Short problem: Exclude the pictures, then copy all remaining records exactly.

Data excerpts:
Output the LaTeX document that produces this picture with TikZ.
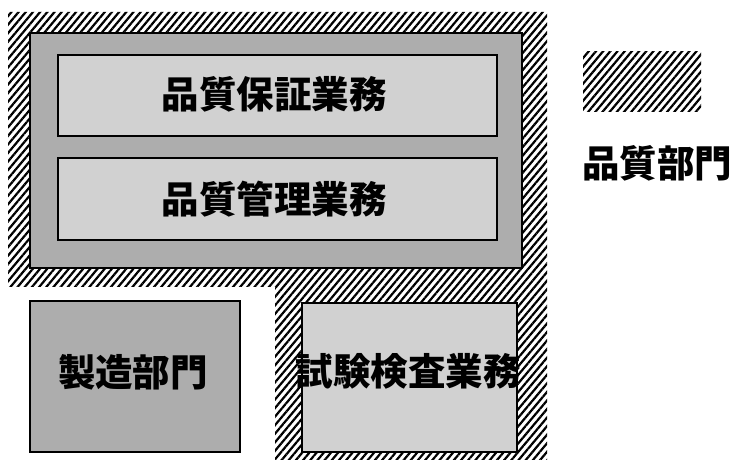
\documentclass[tikz,border=0pt]{standalone}
\usepackage{fontspec}
\newfontfamily\cjk{Noto Sans CJK JP}
\usetikzlibrary{patterns.meta}
\tikzset{
  hatch/.style={pattern={Lines[angle=50,distance=5.5pt,line width=2.2pt]},pattern color=black},
  ring/.style={fill=black!32,draw=black,line width=1.4pt},
  taskbox/.style={fill=black!18,draw=black,line width=1.4pt},
  label/.style={font=\cjk\bfseries\fontsize{37.5}{40}\selectfont,inner sep=0pt}
}
\begin{document}
\begin{tikzpicture}[x=1pt,y=-1pt]
\useasboundingbox (0,0) rectangle (732,462);
% hatched quality department region (L-shape)
\path[hatch] (8,12) -- (547,12) -- (547,460) -- (275,460) -- (275,287) -- (8,287) -- cycle;
% inner grey frame
\draw[ring] (30,33) rectangle (522,268);
% task boxes
\draw[taskbox] (58,55) rectangle (497,136);
\draw[taskbox] (58,158) rectangle (497,240);
\draw[ring] (30,301) rectangle (240,452);
\draw[taskbox] (302,303) rectangle (517,452);
% legend swatch
\path[hatch] (583,52) rectangle (701,112);
% texts
\node[label] (qa) at (274,94) {品質保証業務};
\node[label] (qc) at (274,199) {品質管理業務};
\node[label] (mfg) at (133,372) {製造部門};
\node[label] (insp) at (408,371) {試験検査業務};
\node[label] (legend) at (657,163) {品質部門};
\end{tikzpicture}
\end{document}
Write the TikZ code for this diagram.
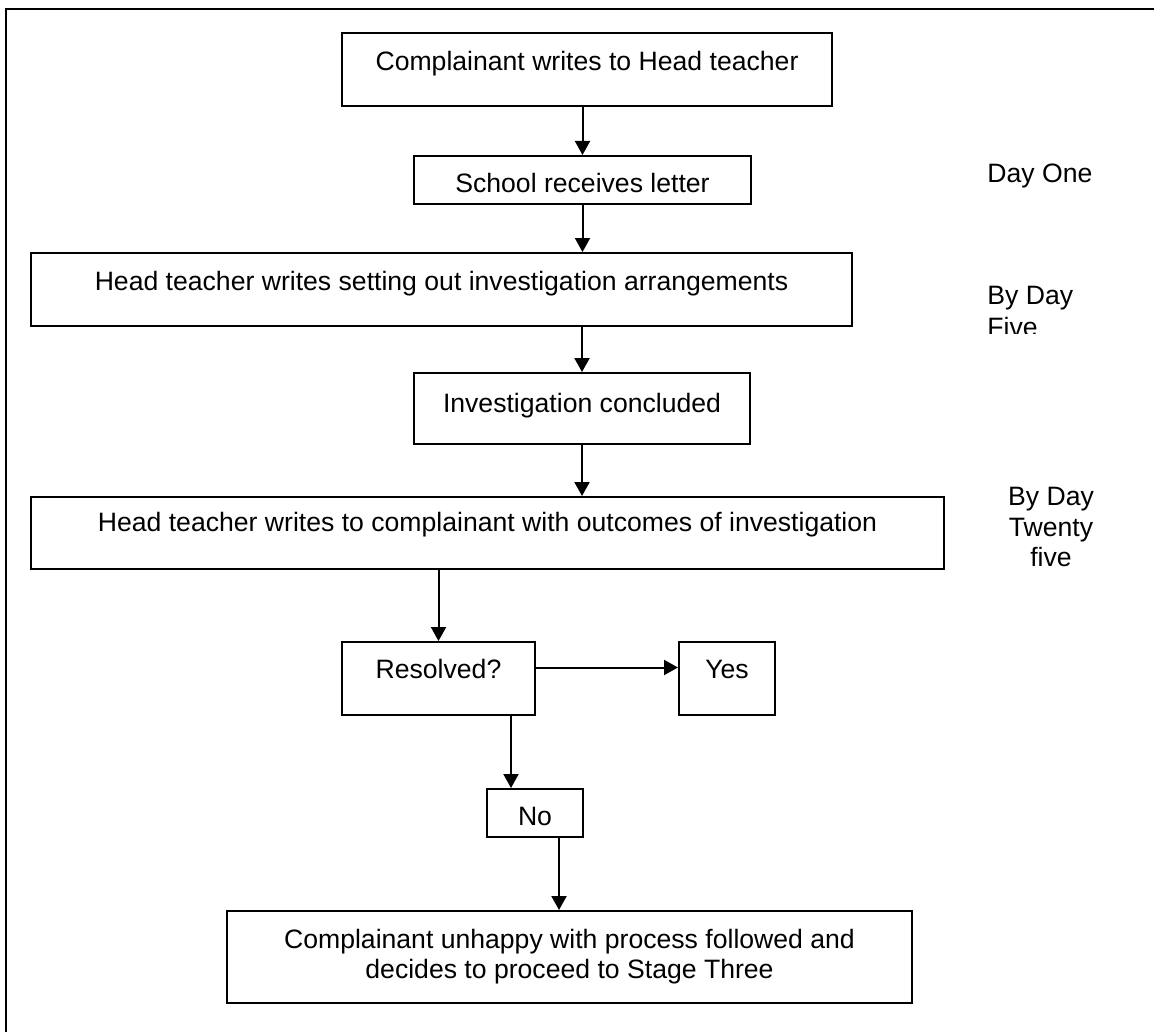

Response to this exercise:
Output the LaTeX document that produces this picture with TikZ.
\documentclass[tikz,border=0pt]{standalone}
\usepackage{fontspec}
\newfontfamily\cjk{Noto Sans CJK JP}
\usetikzlibrary{patterns.meta}
\tikzset{
  hatch/.style={pattern={Lines[angle=50,distance=5.5pt,line width=2.2pt]},pattern color=black},
  ring/.style={fill=black!32,draw=black,line width=1.4pt},
  taskbox/.style={fill=black!18,draw=black,line width=1.4pt},
  label/.style={font=\cjk\bfseries\fontsize{37.5}{40}\selectfont,inner sep=0pt}
}
\begin{document}
\begin{tikzpicture}[x=1pt,y=-1pt]
\useasboundingbox (0,0) rectangle (732,462);
% hatched quality department region (L-shape)
\path[hatch] (8,12) -- (547,12) -- (547,460) -- (275,460) -- (275,287) -- (8,287) -- cycle;
% inner grey frame
\draw[ring] (30,33) rectangle (522,268);
% task boxes
\draw[taskbox] (58,55) rectangle (497,136);
\draw[taskbox] (58,158) rectangle (497,240);
\draw[ring] (30,301) rectangle (240,452);
\draw[taskbox] (302,303) rectangle (517,452);
% legend swatch
\path[hatch] (583,52) rectangle (701,112);
% texts
\node[label] (qa) at (274,94) {品質保証業務};
\node[label] (qc) at (274,199) {品質管理業務};
\node[label] (mfg) at (133,372) {製造部門};
\node[label] (insp) at (408,371) {試験検査業務};
\node[label] (legend) at (657,163) {品質部門};
\end{tikzpicture}
\end{document}
Write the TikZ code for this diagram.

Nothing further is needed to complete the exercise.